Former Auschwitz Guard On Trial For Role In Round-The-Clock Gassings That Killed 300K


In a German court right now, a 94-year-old man named Reinhold Hanning will listen to the testimony of survivors from the infamous concentration camp Auschwitz, where the former guard allegedly helped kill 170,000 people.

Hanning’s trial for his involvement in the genocide started Thursday. In his youth, he was an SS sergeant and helped to guard the camp. In this role, state prosecutors claim he watched trainloads of people arrive at Auschwitz and helped administer the efficient system that killed them, Deutsche Welle reported.

The former guard has admitted to his service from 1943 to 1944 but denied harming anyone. He said he served in a part of the complex that didn’t see any gassings and didn’t even know the gas chambers existed, the New York Times reported.

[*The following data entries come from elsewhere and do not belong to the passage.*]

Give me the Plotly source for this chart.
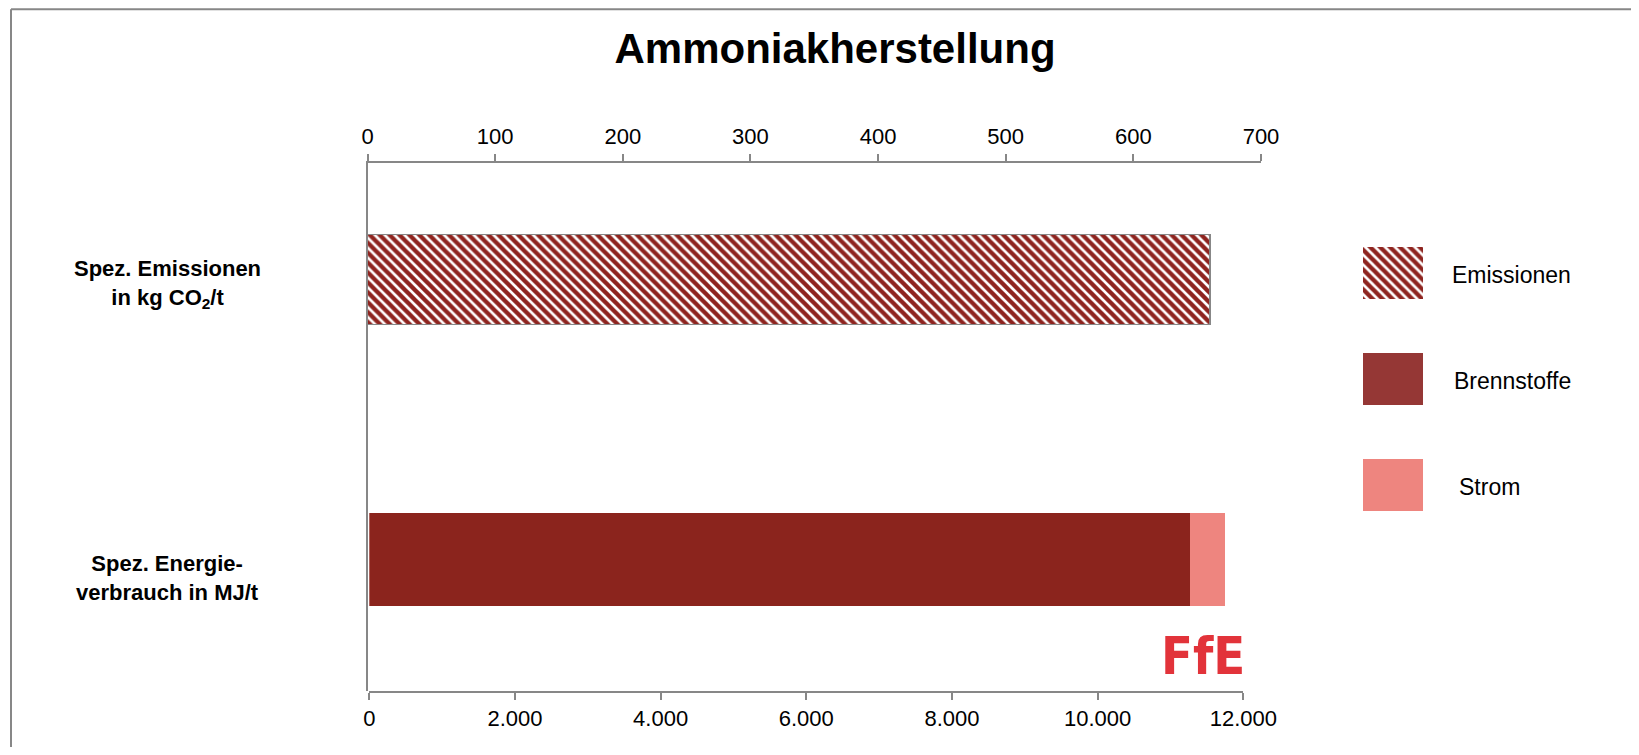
import plotly.graph_objects as go

W, H = 1639, 755
OFF = 8  # page body margin offset
FW, FH = W - 2 * OFF, H - 2 * OFF  # figure size so the page does not overflow

# ---- data ----
categories = ["Spez. Emissionen<br>in kg CO<sub>2</sub>/t", "Spez. Energie-<br>verbrauch in MJ/t"]
emissionen = [660]          # kg CO2/t
brennstoffe = [11270]       # MJ/t
strom = [480]               # MJ/t
top_ticks = [0, 100, 200, 300, 400, 500, 600, 700]
bottom_ticks = [0, 2000, 4000, 6000, 8000, 10000, 12000]
bottom_ticktext = ["0", "2.000", "4.000", "6.000", "8.000", "10.000", "12.000"]
legend_names = ["Emissionen", "Brennstoffe", "Strom"]
legend_swatch = [1, 1, 1]


def px(x):
    return (x - OFF) / FW


def py(y):
    return 1 - (y - OFF) / FH


FONT = "Liberation Sans, Arial, sans-serif"
GRAY = "#878787"
HATCH = "#8E241F"
C_BRENN = "#8B241D"
C_BRENN_LEG = "#953735"
C_STROM = "#EE857F"
HATCH_PATTERN = dict(shape="\\", bgcolor="white", fgcolor=HATCH, fgopacity=1,
                     size=7, solidity=0.62)

fig = go.Figure()

# emissions bar (top axis)
fig.add_trace(go.Bar(
    y=[categories[0]], x=emissionen, orientation="h", xaxis="x2", yaxis="y2",
    width=0.32, name="Emissionen",
    marker=dict(color=HATCH, line=dict(color=GRAY, width=1.5), pattern=HATCH_PATTERN),
    showlegend=False,
))
# energy bars (bottom axis)
fig.add_trace(go.Bar(
    y=[categories[1]], x=brennstoffe, orientation="h", xaxis="x", yaxis="y",
    width=0.33, name="Brennstoffe", marker=dict(color=C_BRENN, line=dict(width=0)),
    showlegend=False,
))
fig.add_trace(go.Bar(
    y=[categories[1]], x=strom, orientation="h", xaxis="x", yaxis="y",
    width=0.33, name="Strom", marker=dict(color=C_STROM, line=dict(width=0)),
    showlegend=False,
))

# custom legend swatches on hidden axes
leg_colors = [HATCH, C_BRENN_LEG, C_STROM]
for i, nm in enumerate(legend_names):
    mk = dict(color=leg_colors[i], line=dict(width=0))
    if i == 0:
        mk["pattern"] = HATCH_PATTERN
    fig.add_trace(go.Bar(
        y=[nm], x=[legend_swatch[i]], orientation="h", xaxis="x3", yaxis="y3",
        width=0.49, marker=mk, showlegend=False, hoverinfo="skip",
    ))

ydom = [py(690.7), py(163.3)]
yrange = [1.4686, -0.415]

fig.update_layout(
    width=FW, height=FH,
    margin=dict(l=0, r=0, t=0, b=0, autoexpand=False),
    paper_bgcolor="white", plot_bgcolor="rgba(0,0,0,0)",
    font=dict(family=FONT, size=22, color="#000000"),
    barmode="stack",
    title=dict(text="<b>Ammoniakherstellung</b>", x=px(835), y=py(48),
               xanchor="center", yanchor="middle", xref="paper", yref="paper",
               font=dict(family=FONT, size=42, color="#000000")),
    xaxis=dict(domain=[px(369.3), px(1243.3)], range=[0, 12000], anchor="y",
               tickvals=bottom_ticks, ticktext=bottom_ticktext,
               showline=True, linecolor=GRAY, linewidth=2,
               ticks="outside", ticklen=7, tickcolor=GRAY, tickwidth=2,
               showgrid=False, zeroline=False,
               tickfont=dict(size=22, color="#000000")),
    xaxis2=dict(domain=[px(367.5), px(1261)], range=[0, 700], anchor="y2", side="top",
                tickvals=top_ticks,
                showline=True, linecolor=GRAY, linewidth=2,
                ticks="outside", ticklen=7, tickcolor=GRAY, tickwidth=2,
                ticklabelstandoff=2,
                showgrid=False, zeroline=False,
                tickfont=dict(size=22, color="#000000")),
    yaxis=dict(domain=ydom, range=yrange, type="category",
               categoryorder="array", categoryarray=categories, anchor="x",
               showticklabels=False, showline=False, showgrid=False, zeroline=False),
    yaxis2=dict(domain=ydom, range=yrange, type="category",
                categoryorder="array", categoryarray=categories, anchor="x2",
                showticklabels=False, showline=True, linecolor=GRAY, linewidth=2,
                showgrid=False, zeroline=False, ticks=""),
    xaxis3=dict(domain=[px(1363), px(1423)], range=[0, 1], anchor="y3", visible=False),
    yaxis3=dict(domain=[py(538), py(220)], range=[2.5, -0.5], type="category",
                categoryorder="array", categoryarray=legend_names, anchor="x3", visible=False),
)

# category labels
for cat, ys in zip(categories, [-4, -19]):
    fig.add_annotation(x=px(167), y=cat, xref="paper", yref="y2", text=f"<b>{cat}</b>",
                       showarrow=False, xanchor="center", yanchor="middle", align="center",
                       yshift=ys, font=dict(family=FONT, size=22, color="#000000"))

# legend labels
for nm, xx in zip(legend_names, [1450, 1452, 1457]):
    fig.add_annotation(x=px(xx), y=nm, xref="paper", yref="y3", text=nm, showarrow=False,
                       xanchor="left", yanchor="middle", yshift=-2,
                       font=dict(family=FONT, size=23, color="#000000"))

# FfE logo
fig.add_annotation(x=px(1203), y=py(656), xref="paper", yref="paper", text="<b>FfE</b>",
                   showarrow=False, xanchor="center", yanchor="middle",
                   font=dict(family="Liberation Sans Narrow, DejaVu Sans Condensed, Arial Narrow, sans-serif",
                             size=52, color="#E2333A"))

# outer border: only left and top edges are visible in the picture
top_y = 1 - 1.2 / FH
fig.add_shape(type="line", xref="paper", yref="paper", x0=px(11), x1=px(11), y0=0, y1=top_y,
              line=dict(color=GRAY, width=2), layer="below")
fig.add_shape(type="line", xref="paper", yref="paper", x0=px(11), x1=1, y0=top_y, y1=top_y,
              line=dict(color=GRAY, width=2), layer="below")

fig.write_html("out.html")
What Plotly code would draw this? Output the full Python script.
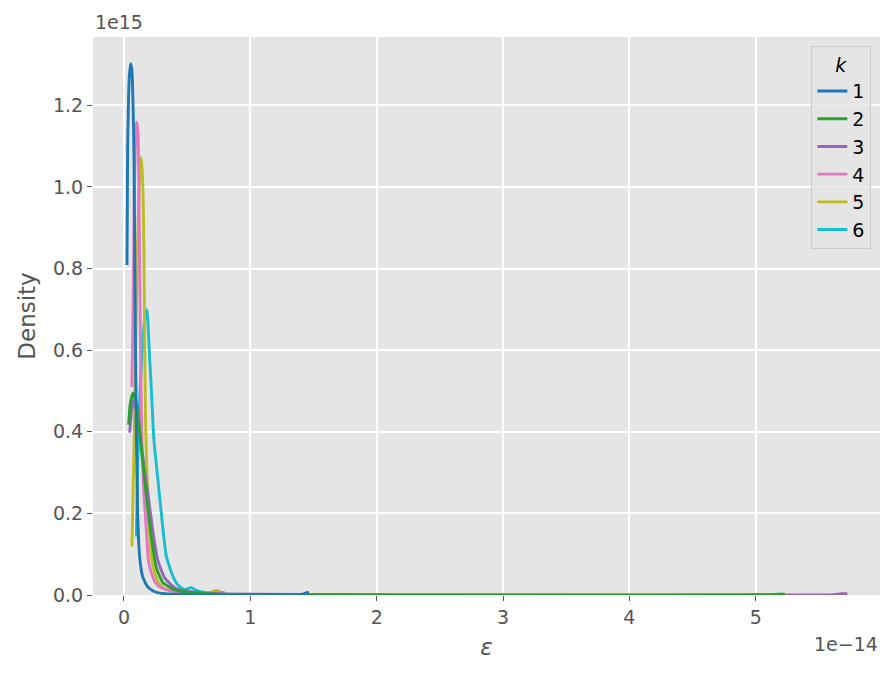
import plotly.graph_objects as go

# KDE curves of epsilon per k (x in units of 1e-14, density in units of 1e15)
k_labels = ["1", "2", "3", "4", "5", "6"]
k_colors = ["#1f77b4", "#2ca02c", "#9467bd", "#e377c2", "#bcbd22", "#17becf"]

eps_k1 = [0.024, 0.027, 0.029, 0.036, 0.043, 0.053, 0.063, 0.071, 0.079, 0.085, 0.090, 0.098,
          0.108, 0.124, 0.148, 0.188, 0.243, 0.322, 0.60, 1.00, 1.40, 1.44, 1.464]
dens_k1 = [0.809, 0.968, 1.090, 1.212, 1.274, 1.302, 1.286, 1.212, 1.090, 0.846, 0.650, 0.405,
           0.201, 0.094, 0.045, 0.020, 0.008, 0.003, 0.0007, 0.0003, 0.0005, 0.005, 0.006]

eps_k2 = [0.037, 0.049, 0.071, 0.093, 0.116, 0.138, 0.164, 0.190, 0.217, 0.256, 0.309, 0.401,
          0.52, 0.76, 1.39, 3.0, 5.10, 5.18, 5.23]
dens_k2 = [0.417, 0.466, 0.495, 0.478, 0.429, 0.356, 0.282, 0.208, 0.142, 0.067, 0.030, 0.013,
           0.006, 0.002, 0.0007, 0.0003, 0.0005, 0.002, 0.002]

eps_k3 = [0.045, 0.060, 0.077, 0.100, 0.132, 0.164, 0.196, 0.227, 0.267, 0.322, 0.401, 0.52,
          0.84, 3.0, 5.60, 5.68, 5.725]
dens_k3 = [0.398, 0.450, 0.478, 0.453, 0.380, 0.306, 0.233, 0.160, 0.086, 0.042, 0.018, 0.008,
           0.002, 0.0003, 0.0005, 0.003, 0.003]

eps_k4 = [0.063, 0.073, 0.081, 0.089, 0.097, 0.103, 0.112, 0.119, 0.127, 0.134, 0.142, 0.156,
          0.177, 0.196, 0.217, 0.243, 0.283, 0.362, 0.52, 0.678, 0.742, 0.797]
dens_k4 = [0.510, 0.723, 0.968, 1.090, 1.151, 1.159, 1.127, 0.968, 0.723, 0.527, 0.380, 0.258,
           0.159, 0.079, 0.055, 0.033, 0.020, 0.011, 0.006, 0.004, 0.007, 0.006]

eps_k5 = [0.063, 0.081, 0.093, 0.106, 0.120, 0.135, 0.148, 0.158, 0.164, 0.172, 0.184, 0.199,
          0.227, 0.267, 0.322, 0.52, 0.678, 0.731, 0.773]
dens_k5 = [0.119, 0.380, 0.600, 0.846, 0.993, 1.073, 1.017, 0.846, 0.625, 0.404, 0.282, 0.160,
           0.074, 0.033, 0.015, 0.006, 0.006, 0.011, 0.006]

eps_k6 = [0.098, 0.108, 0.124, 0.144, 0.164, 0.182, 0.190, 0.203, 0.217, 0.237, 0.269, 0.309,
          0.336, 0.388, 0.425, 0.48, 0.533, 0.575, 0.639, 0.797]
dens_k6 = [0.143, 0.307, 0.478, 0.600, 0.674, 0.699, 0.667, 0.583, 0.502, 0.380, 0.282, 0.160,
           0.094, 0.045, 0.025, 0.013, 0.018, 0.011, 0.006, 0.003]

eps_all = [eps_k1, eps_k2, eps_k3, eps_k4, eps_k5, eps_k6]
dens_all = [dens_k1, dens_k2, dens_k3, dens_k4, dens_k5, dens_k6]

x_ticks = [0, 1, 2, 3, 4, 5]
y_ticks = [0.0, 0.2, 0.4, 0.6, 0.8, 1.0, 1.2]

grey = "#555555"
fig = go.Figure()

# drawn from 6 down to 1 so that k=1 sits on top
for i in reversed(range(len(k_labels))):
    fig.add_trace(go.Scatter(x=eps_all[i], y=dens_all[i], mode="lines", name=k_labels[i],
                             legendgroup=k_labels[i],
                             line=dict(color=k_colors[i], width=2.9, shape="spline", smoothing=0.5)))

# page body adds 8px around the figure, so the figure is 8px smaller each way
fig.update_layout(
    width=888, height=668,
    margin=dict(l=85, r=16, t=29, b=81),
    paper_bgcolor="white", plot_bgcolor="#E5E5E5",
    font=dict(family="DejaVu Sans", size=19, color=grey),
    showlegend=True,
    legend=dict(x=0.989, y=0.983, xanchor="right", yanchor="top",
                bgcolor="rgba(229,229,229,0.8)", bordercolor="#CCCCCC", borderwidth=1,
                traceorder="reversed", font=dict(size=19, color="black"),
                title=dict(text="<i>k</i>", side="top center", font=dict(size=19, color="black")),
                entrywidth=65, tracegroupgap=2),
    annotations=[
        dict(text="1e15", x=0, y=1, xref="paper", yref="paper", xanchor="left", yanchor="bottom",
             showarrow=False, yshift=2, font=dict(size=19, color=grey)),
        dict(text="1e\u221214", x=1, y=0, xref="paper", yref="paper", xanchor="right", yanchor="top",
             showarrow=False, yshift=-36, font=dict(size=19, color=grey)),
    ],
)

fig.update_xaxes(range=[-0.245, 5.983], tickvals=x_ticks, ticks="outside", ticklen=5,
                 tickcolor=grey, showgrid=True, gridcolor="white", gridwidth=1.6,
                 zeroline=False, showline=False,
                 title=dict(text="<i>\u03b5</i>", font=dict(size=23, color=grey), standoff=12))
fig.update_yaxes(range=[0, 1.3675], tickvals=y_ticks, tickformat=".1f", ticks="outside", ticklen=5,
                 tickcolor=grey, showgrid=True, gridcolor="white", gridwidth=1.6,
                 zeroline=False, showline=False,
                 title=dict(text="Density", font=dict(size=23, color=grey), standoff=10))

fig.write_html("out.html")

Prosecutors find that hard to believe.

“This trial should have happened 40, 50 years ago,” said 90-year-old Justin Sonder, a German survivor. “But now it is not too late to show what once happened.”

At the center of the Auschwitz guard’s trial is a horrifying period called the “Hungary Operation.” In three months, from May to July 1944, deaths accelerated to the point that Hungarian Jews were killed around the clock. This was a first for the camp and an effort that earned the site its morbid notoriety.

Of the 430,000 people brought to Auschwitz in those three months, 300,000 were gassed immediately upon arrival. Another former guard, Oskar Gröning, was convicted for all those deaths as a result of his role in the “Hungary Operation.”

This period in the Holocaust is critical as state prosecutors try to put former guards on trial, because it focuses on the enormity of the genocide into one single crime. And chances are, prosecutors argue, this former guard knew what was happening in those three months in 1944.

Reinhold’s attorney, Johannes Salmen, claims that his client did, in fact, serve at the Auschwitz I part of the complex. There was another section, called Auschwitz II-Birkenau, in which 1.1 million people were killed, but Hanning didn’t serve there.

For prosecutors, this argument doesn’t hold water. During the “Hungary Operation,” everyone was called to action to help filter hundreds of thousands of people from the train and to the gas chambers, the Associated Press reported. Prosecutor Andreas Brendel said guards at the main camp (part I) augmented those in the Birkenau section, and Reinhold was most likely among them and “aware of the killings with which we have charged him.”

The evidence against the guard is augmented by thorough records kept by the Nazis, which document the large-scale operation in detail.

The trial will include the testimony of several survivors, many of them in their 90s, in 12 sessions limited to two hours today in recognition of the guard’s poor health. Among those testifying at the trial is 94-year-old survivor Leon Schwarzbaum, who was at the camp in 1943. He believes prosecuting the SS sergeant is justice.

“I think the people responsible for helping make the whole apparatus function, even if they were a tiny gear in the machine, should be convicted.”

Germany has pushed for former now-elderly guards to be brought to trial, because in the years after the Holocaust, the justice system failed to adequately punish participants. Among 6,500 SS officers, only 49 have been convicted.

This is because of how the camps functioned. Participation in the Holocaust wasn’t a crime, because such a mass execution couldn’t be boiled down to one crime and, therefore, absolved everyone. The 2011 conviction of Sobibor camp guard John Demjanjuk changed that, and Reinhold’s trial is an important development.

“The entire system in Auschwitz was a murder system,” said Christoph Heubner, the executive vice president of the Berlin-based International Auschwitz Committee.

And everyone played a part in making that system work.

“That murder not only took place through gas, but through starvation, through forced labor, through living conditions. And that is new, that it has been explained so clearly.”